Egypt's chief archaeologist says mummies are safe
LONDON Feb 6 (Reuters) - None of the mummies in Cairo's main archaeological museum were damaged during a break-in last week but 70 other exhibits will need restoration, top Egyptian archaeologist Zahi Hawass said on Sunday.
Media reports during Egypt's political unrest had quoted Hawass as saying that looters damaged two mummies, but in a BBC interview on Sunday he said that this was not the case.
"They were not mummies, there were two skulls taken outside from the CT scan machine. Everything will go back to normal at Cairo Museum today," said Hawass, head of Egypt's antiquities authority since 2002. He was made a cabinet minister last week.

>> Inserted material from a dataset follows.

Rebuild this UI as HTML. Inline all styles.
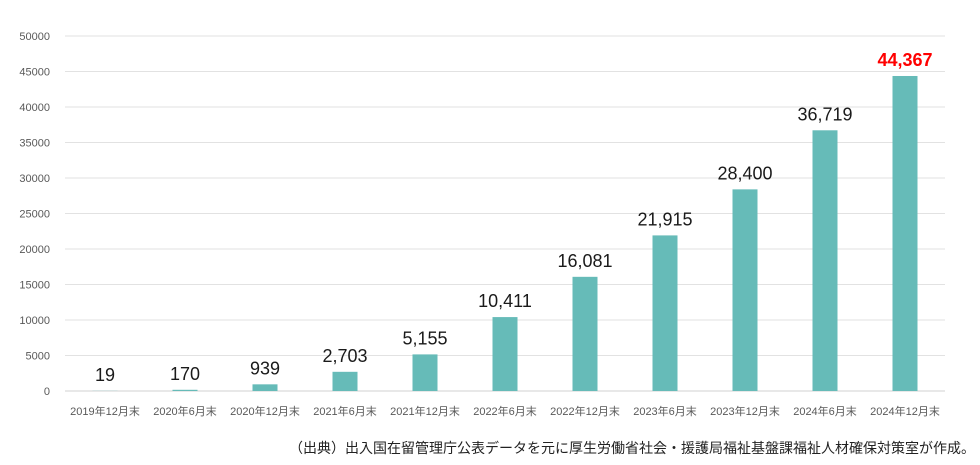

On his own website, Hawass said the 70 broken antiquities included a statue of the boy pharaoh King Tutankhamun on a panther and some later objects, all of which can be restored.
Egypt's pharaonic remains are a key part of its tourism industry, and the unrest in Cairo had raised fears that the country could suffer the same loss of cultural heritage as occurred in Iraq in 2003 after the fall of Saddam Hussein.
Egypt's cultural treasures are now secure, Hawass said. "The Valley of the Kings is safe, the pyramids are safe, 24 museums are safe, the synagogues and the monasteries and the Muslim monuments are completely safe," he said. (Reporting by David Milliken; editing by Mark Heinrich)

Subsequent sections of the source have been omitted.